Borrowing the title from one of Dostoyevsky's famous novel, Elif Batuman's debut novel The Idiot * * * is a semi-autobiographical coming-of-age tale, set in 1995, that "delightfully captures the hyperstimulation and absurdity of the first-year university experience." (Library Journal)

Selin Karada, daughter of Turkish immigrants, arrives for her freshman year at Harvard eager and open to new experiences. She signs up for classes in subjects she has never heard of, and is intrigued with email, newly available on campus. In Russian class, Selin is befriended by Svetlana, a cosmopolitan Serb and, almost by accident, begins exchanging email with Ivan, a senior from Hungary. With each email they exchange, her feelings for Ivan intensifies, even knowing that he has a serious girlfriend.

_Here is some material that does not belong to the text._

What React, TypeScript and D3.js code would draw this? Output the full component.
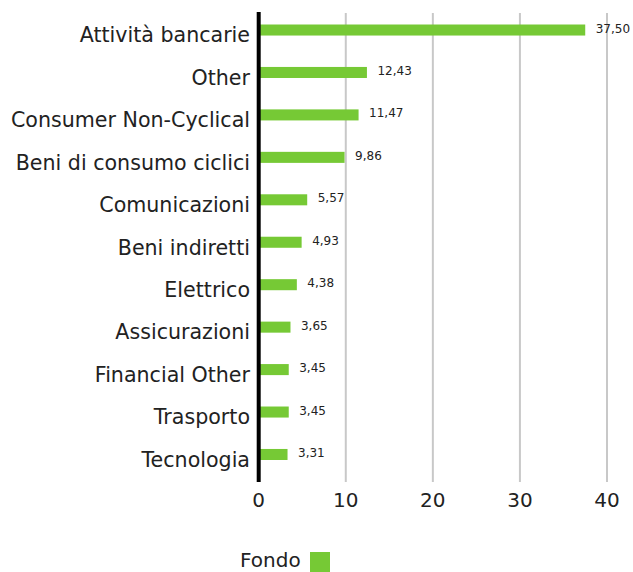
import React from "react";
import * as d3 from "d3";

const categories = [
  "Attività bancarie",
  "Other",
  "Consumer Non-Cyclical",
  "Beni di consumo ciclici",
  "Comunicazioni",
  "Beni indiretti",
  "Elettrico",
  "Assicurazioni",
  "Financial Other",
  "Trasporto",
  "Tecnologia",
];
const values = [37.5, 12.43, 11.47, 9.86, 5.57, 4.93, 4.38, 3.65, 3.45, 3.45, 3.31];
const xTicks = [0, 10, 20, 30, 40];
const seriesName = "Fondo";

const W = 633;
const H = 572;
const FONT = "'DejaVu Sans', sans-serif";
const GREEN = "#76c935";

export default function App() {
  const x = d3.scaleLinear().domain([0, 40]).range([258.7, 607]);
  const y = d3.scaleBand<string>().domain(categories).range([8.8, 475.7]).paddingInner(0.74).paddingOuter(0.37);
  const plotTop = 12;
  const plotBottom = 482;
  const fmt = (v: number) => v.toFixed(2).replace(".", ",");
  return (
    <svg
      width={W}
      height={H}
      style={{ position: "absolute", left: 0, top: 0, background: "#fff" }}
      fontFamily={FONT}
    >
      {xTicks.filter((t) => t !== 0).map((t) => (
        <line key={"g" + t} x1={x(t)} x2={x(t)} y1={plotTop + 1} y2={plotBottom} stroke="#c8c8c8" strokeWidth={2} />
      ))}
      {categories.map((c, i) => {
        const cy = (y(c) as number) + y.bandwidth() / 2;
        return (
          <g key={c}>
            <rect x={x(0)} y={y(c)} width={x(values[i]) - x(0)} height={y.bandwidth()} fill={GREEN} />
            <text x={x(values[i]) + 10.5} y={cy + 2.5} fontSize={12} fill="#222">
              {fmt(values[i])}
            </text>
            <text x={250} y={cy + 12.3} fontSize={20.6} textAnchor="end" fill="#222">
              {c}
            </text>
          </g>
        );
      })}
      <line x1={x(0)} x2={x(0)} y1={plotTop} y2={plotBottom} stroke="#000" strokeWidth={4} />
      {xTicks.map((t) => (
        <text key={"t" + t} x={x(t)} y={507} fontSize={20} textAnchor="middle" fill="#222">
          {t}
        </text>
      ))}
      <text x={240} y={566.5} fontSize={20} fill="#222">
        {seriesName}
      </text>
      <rect x={310} y={552} width={20} height={20} fill={GREEN} />
    </svg>
  );
}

At the end of the school year, after spending 2 weeks in Paris with Svetlana, Selin heads to the Hungarian countryside to teach English, hoping to meet up with Ivan on weekends, where the unfamiliar language gives rise to a succession of seemingly random but mild misadventures with her various host families.

“Selin is delightful company. She’s smart enough to know the ways in which she is dumb, and her off-kilter relationship to the world around her is revelatory and, often, mordantly hilarious... Self-aware, cerebral, and delightful.” (Kirkus Reviews)

Author Elif Batuman, a staff writer at The New Yorker, is a recipient of a Whiting Writers’ Award, a Rona Jaffe Foundation Writers’ Award, and a Paris Review Terry Southern Prize for Humor. She is a graduate of Harvard College and holds a PhD in comparative literature from Stanford University.